The latest Florida proposal – introduced on the first day of the legislative session – includes exceptions for pregnancies from rape or incest up to 15 weeks of pregnancy, but a patient must have a copy of a restraining order, police report, medical record or other court order or document as proof.
Legislation would also prevent state funds from supporting a patient who leaves the state to seek an abortion.
Sweeping anti-abortion restrictions across the deep South and neighbouring states – including total bans in Oklahoma, Arkansas, Missouri, Tennessee, Kentucky and West Virginia – means that access in the South is limited to Florida, North Carolina and South Carolina, where the state’s Supreme Court struck down a similar six-week ban earlier this year. Abortion providers in that state also do not perform abortions past 14 weeks of pregnancy.
Democratic state Rep Fentrice Driskell, Florida’s House minority leader in the GOP-controlled legislature, condemned the DeSantis administration’s anti-abortion agenda in response to his state of the state address on 7 March.
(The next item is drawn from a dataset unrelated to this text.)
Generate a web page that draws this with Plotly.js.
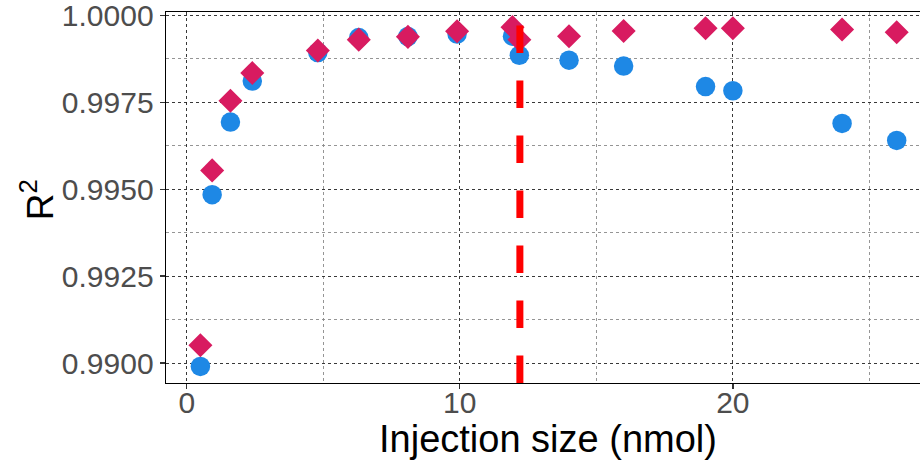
<!DOCTYPE html>
<html>
<head>
<meta charset="utf-8">
<script src="https://cdn.plot.ly/plotly-3.0.1.min.js"></script>
<style>
html, body { margin: 0; padding: 0; overflow: hidden; background: #fff; width: 920px; height: 464px; }
#chart { width: 924px; height: 464px; }
</style>
</head>
<body>
<div id="chart"></div>
<script>
// Data
const injectionSize = [0.5, 0.93, 1.6, 2.4, 4.8, 6.3, 8.1, 9.9, 11.93, 12.18, 14, 16, 19, 20, 24, 26];
const r2Circle = [0.98990, 0.99484, 0.99693, 0.99811, 0.99893, 0.99936, 0.99939, 0.99946, 0.99940, 0.99885, 0.99871, 0.99854, 0.99795, 0.99783, 0.99689, 0.99640];
const r2Diamond = [0.99051, 0.99554, 0.99754, 0.99834, 0.99899, 0.99930, 0.99938, 0.99954, 0.99966, 0.99930, 0.99940, 0.99955, 0.99963, 0.99963, 0.99959, 0.99951];
const cutoffX = 12.2;
const cutoffTop = 0.99978;
const yTickVals = [0.9900, 0.9925, 0.9950, 0.9975, 1.0000];
const xTickVals = [0, 10, 20];
const xTitle = 'Injection size (nmol)';
const yTitle = 'R<sup>2</sup>';

const FONT = 'Liberation Sans, Arial, Helvetica, sans-serif';

const traces = [
  {
    x: injectionSize, y: r2Circle, type: 'scatter', mode: 'markers',
    marker: { symbol: 'circle', size: 19.5, color: '#1E88E5', line: { width: 0 } },
    showlegend: false, hoverinfo: 'x+y'
  },
  {
    x: injectionSize, y: r2Diamond, type: 'scatter', mode: 'markers',
    marker: { symbol: 'diamond', size: 18.5, color: '#D81B60', line: { width: 0 } },
    showlegend: false, hoverinfo: 'x+y'
  }
];

const yMin = 0.989425, yMax = 1.000095;

const layout = {
  width: 924, height: 464,
  margin: { l: 166, r: 0, t: 12, b: 81, pad: 0 },
  paper_bgcolor: '#ffffff', plot_bgcolor: '#ffffff',
  font: { family: FONT, color: '#4D4D4D' },
  showlegend: false,
  xaxis: {
    range: [-0.76, 27.0],
    tickvals: xTickVals, ticktext: xTickVals.map(String),
    ticks: 'outside', ticklen: 5, tickwidth: 1.3, tickcolor: '#333333',
    tickfont: { family: FONT, size: 30, color: '#4D4D4D' },
    ticklabelstandoff: -12, ticklabeloverflow: 'allow',
    showline: true, linecolor: '#000000', linewidth: 1.4, mirror: true,
    showgrid: true, gridcolor: '#222222', gridwidth: 0.9, griddash: 'dot',
    minor: { tickvals: [5, 15, 25], showgrid: true, gridcolor: '#8a8a8a', gridwidth: 0.9, griddash: 'dot', ticks: '' },
    zeroline: false
  },
  yaxis: {
    range: [yMin, yMax],
    tickvals: yTickVals, ticktext: yTickVals.map(v => v.toFixed(4)),
    ticks: 'outside', ticklen: 5, tickwidth: 1.3, tickcolor: '#333333',
    tickfont: { family: FONT, size: 30, color: '#4D4D4D' },
    ticklabeloverflow: 'allow',
    showline: true, linecolor: '#000000', linewidth: 1.4, mirror: true,
    showgrid: true, gridcolor: '#222222', gridwidth: 0.9, griddash: 'dot',
    minor: { tickvals: [0.99125, 0.99375, 0.99625, 0.99875], showgrid: true, gridcolor: '#8a8a8a', gridwidth: 0.9, griddash: 'dot', ticks: '' },
    zeroline: false
  },
  annotations: [
    {
      text: xTitle, xref: 'paper', yref: 'paper', x: 0.504, y: -0.1496,
      xanchor: 'center', yanchor: 'middle', showarrow: false,
      font: { family: FONT, size: 38, color: '#000000' }
    },
    {
      text: yTitle, xref: 'paper', yref: 'paper', x: -0.17, y: 0.493,
      xanchor: 'center', yanchor: 'middle', showarrow: false, textangle: -90,
      font: { family: FONT, size: 37, color: '#000000' }
    }
  ],
  shapes: [
    {
      type: 'line', xref: 'x', yref: 'y',
      x0: cutoffX, x1: cutoffX, y0: yMin, y1: cutoffTop,
      line: { color: '#FF0000', width: 7, dash: '27.5px,27.5px' },
      layer: 'above'
    }
  ]
};

Plotly.newPlot('chart', traces, layout, { displayModeBar: false, staticPlot: true });
</script>
</body>
</html>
“Women in Ron DeSantis’ Florida are now less safe and will be forced to live under what effectively will be an outright abortion ban,” she said in a statement on 13 April. “As we said over and over, six weeks is before most women even know they’re pregnant, and it’s long before many tests for the viability, safety, and health of both the mother and fetus.”
Decisions about abortion care “should be between a woman and her doctor, family, and faith,” she added.
“She does not need Tallahassee politicians invading her right to privacy and taking that right away.”